HOOLEY: Engineer Richard Beer and his team constantly adjust the ice temperature.

BEER: Step over here I'll show you something. The NHL has asked for a 25 degree set point, ok? Now, right now we're 17 degrees. That's in part to do with the wind chill, ok? So we're way below temperature. This machine will not start until we get about 25 degrees. About a half a degree above set point and this machine comes online.

HOOLEY: While the ice crew freezes water on the rink, Don Renzulli is trying to figure out how to unfreeze water in Fenway Park's plumbing system.

DON RENZULLI: These buildings are not winterized. It's like a summerhouse on the lake. You close it up and go away.

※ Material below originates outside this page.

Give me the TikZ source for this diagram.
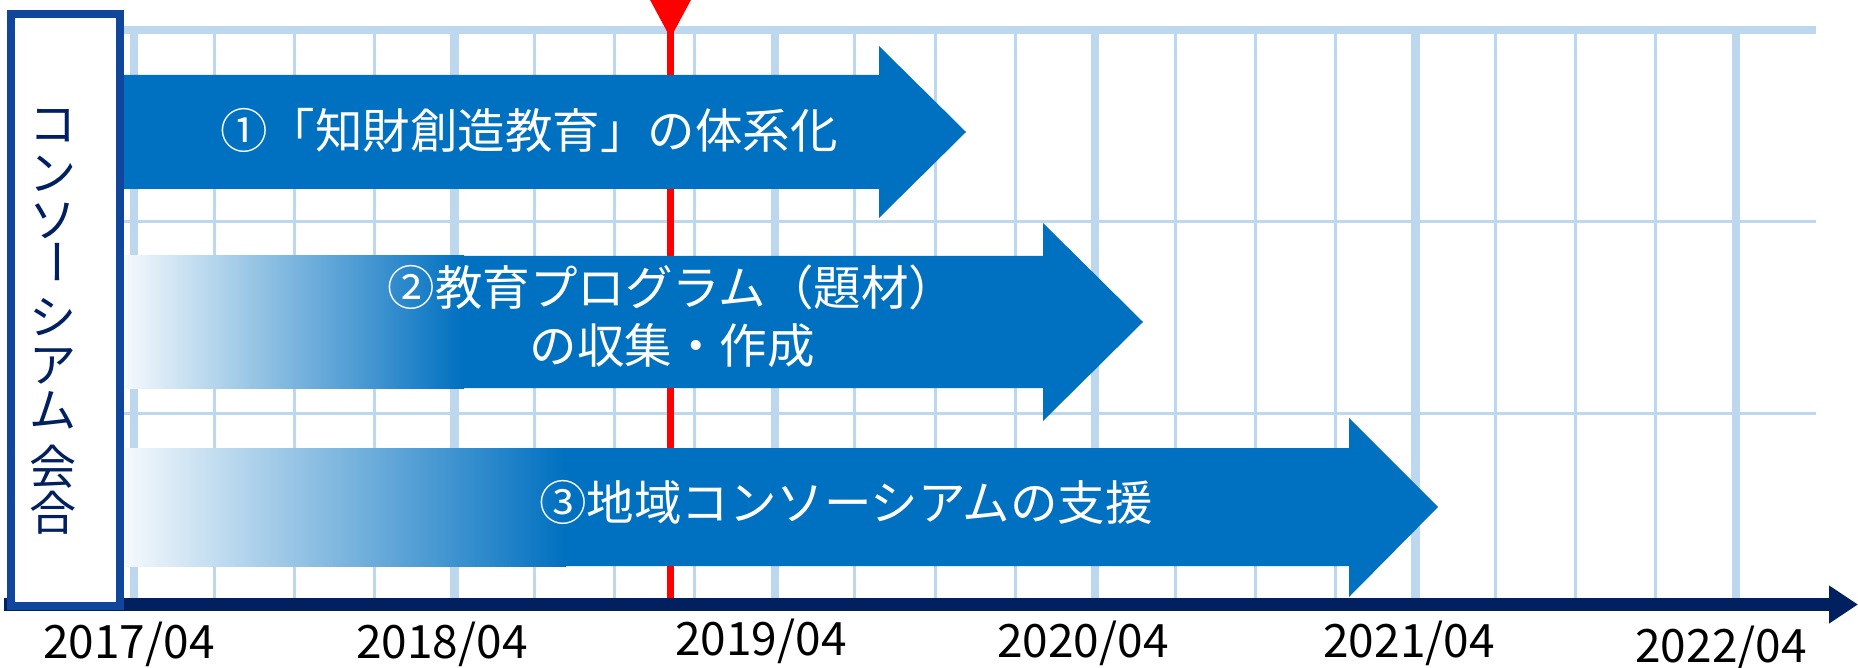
\documentclass[tikz,border=0pt]{standalone}
\usepackage{fontspec}
\newfontfamily\jp{Noto Sans CJK JP}
\usetikzlibrary{arrows.meta}
\definecolor{gridblue}{HTML}{BDD7EE}
\definecolor{navy}{HTML}{002060}
\definecolor{arrowblue}{HTML}{0070C0}
\definecolor{boxblue}{RGB}{16,70,155}
\definecolor{fadewhite}{HTML}{F5F9FC}
\begin{document}
\begin{tikzpicture}[x=1pt,y=-1pt,
  thingrid/.style={gridblue, line width=3pt},
  thickgrid/.style={gridblue, line width=8.5pt},
  arrowshape/.style={fill=arrowblue, draw=none},
  arrowtext/.style={font=\jp\fontsize{47.5pt}{58pt}\selectfont, text=white, align=center, inner sep=0pt},
  yearlabel/.style={font=\jp\fontsize{46pt}{50pt}\selectfont, text=black, inner sep=0pt},
  vchar/.style={font=\jp\fontsize{47pt}{50pt}\selectfont, text=navy, inner sep=0pt},
]
\useasboundingbox (0,0) rectangle (1858,668);

% grid
\foreach \i in {1,2,3,5,6,7,9,10,11,13,14,15,17,18,19}
  \draw[thingrid] ({134+80.1*\i},30) -- ({134+80.1*\i},604);
\foreach \i in {0,4,8,12,16,20}
  \draw[thickgrid] ({134+80.1*\i},30) -- ({134+80.1*\i},604);
\draw[thingrid] (115,221.5) -- (1816,221.5);
\draw[thingrid] (115,413) -- (1816,413);
\draw[gridblue, line width=8pt] (115,30) -- (1816,30);

% red marker
\coordinate (redtop) at (670.5,0);
\coordinate (redbot) at (670.5,603);
\draw[red, line width=7pt] (redtop) -- (redbot);
\fill[red] (649,-2) -- (692,-2) -- (670.5,38) -- cycle;

% arrow 1
\fill[arrowshape] (124,75) -- (879,75) -- (879,46) -- (966,132) -- (879,218) -- (879,189) -- (124,189) -- cycle;
% arrow 2
\shade[left color=fadewhite, right color=arrowblue] (124,256) rectangle (464,388);
\fill[arrowshape] (463,256) -- (1043,256) -- (1043,223) -- (1143,322) -- (1043,421) -- (1043,388) -- (463,388) -- cycle;
% arrow 3
\shade[left color=fadewhite, right color=arrowblue] (124,448) rectangle (566,566);
\fill[arrowshape] (565,448) -- (1349,448) -- (1349,418) -- (1438,507) -- (1349,597) -- (1349,566) -- (565,566) -- cycle;

\node[arrowtext] (t1) at (529,130) {①「知財創造教育」の体系化};
\node[arrowtext] (t2) at (672,316) {②教育プログラム（題材）\\の収集・作成};
\node[arrowtext] (t3) at (846,502) {③地域コンソーシアムの支援};

% axis
\coordinate (axL) at (4,604.5);
\coordinate (axR) at (1858,604.5);
\draw[navy, line width=12.5pt, -{Triangle[length=29pt,width=36pt]}] (axL) -- (axR);

% box
\node[draw=boxblue, line width=8pt, fill=white, minimum width=109pt, minimum height=592pt, inner sep=0pt] (box) at (65.5,310) {};
\node[vchar] (v1) at (53,126) {コ};
\node[vchar] (v2) at (53,174) {ン};
\node[vchar] (v3) at (53,221) {ソ};
\node[vchar, rotate=90] (v4) at (65,262) {ー};
\node[vchar] (v5) at (53,317) {シ};
\node[vchar] (v6) at (53,366) {ア};
\node[vchar] (v7) at (53,410) {ム};
\node[vchar] (v8) at (53,467) {会};
\node[vchar] (v9) at (53,513) {合};

% year labels
\node[yearlabel] (y17) at (129,644) {2017/04};
\node[yearlabel] (y18) at (442,644) {2018/04};
\node[yearlabel] (y19) at (761,641) {2019/04};
\node[yearlabel] (y20) at (1083,643) {2020/04};
\node[yearlabel] (y21) at (1409,643) {2021/04};
\node[yearlabel] (y22) at (1721,648) {2022/04};
\end{tikzpicture}
\end{document}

HOOLEY: Renzulli heads up events for the hockey league. He has to get this near century old summer stadium ready for 37,000 fans in the middle of winter. So aside from juggling TV crews, pyrotechnics, video boards and plane flyovers, he also has a long list of seasonal worries.

RENZULLI: How do we pour soda and water and beer? How can we move product around come game day? People just show up and they think it's going to be a cold beer, bathrooms are going to have water.

HOOLEY: Meanwhile, Dan Craig is checking the weather forecast more often than a sailor on the high seas. He can outwit Mother Nature's thermostat with refrigeration techniques, but he can't control what comes from the sky.

CRAIG: We've got the wind, the air temperature, Doppler radar. We know what's coming up. We know where everything's going. And we have a system in the ice surface so I can read below the surface, on top of the surface, air temperature, humidity. And it updates every 15 minutes.

HOOLEY: For NPR News, I'm Gemma Hooley.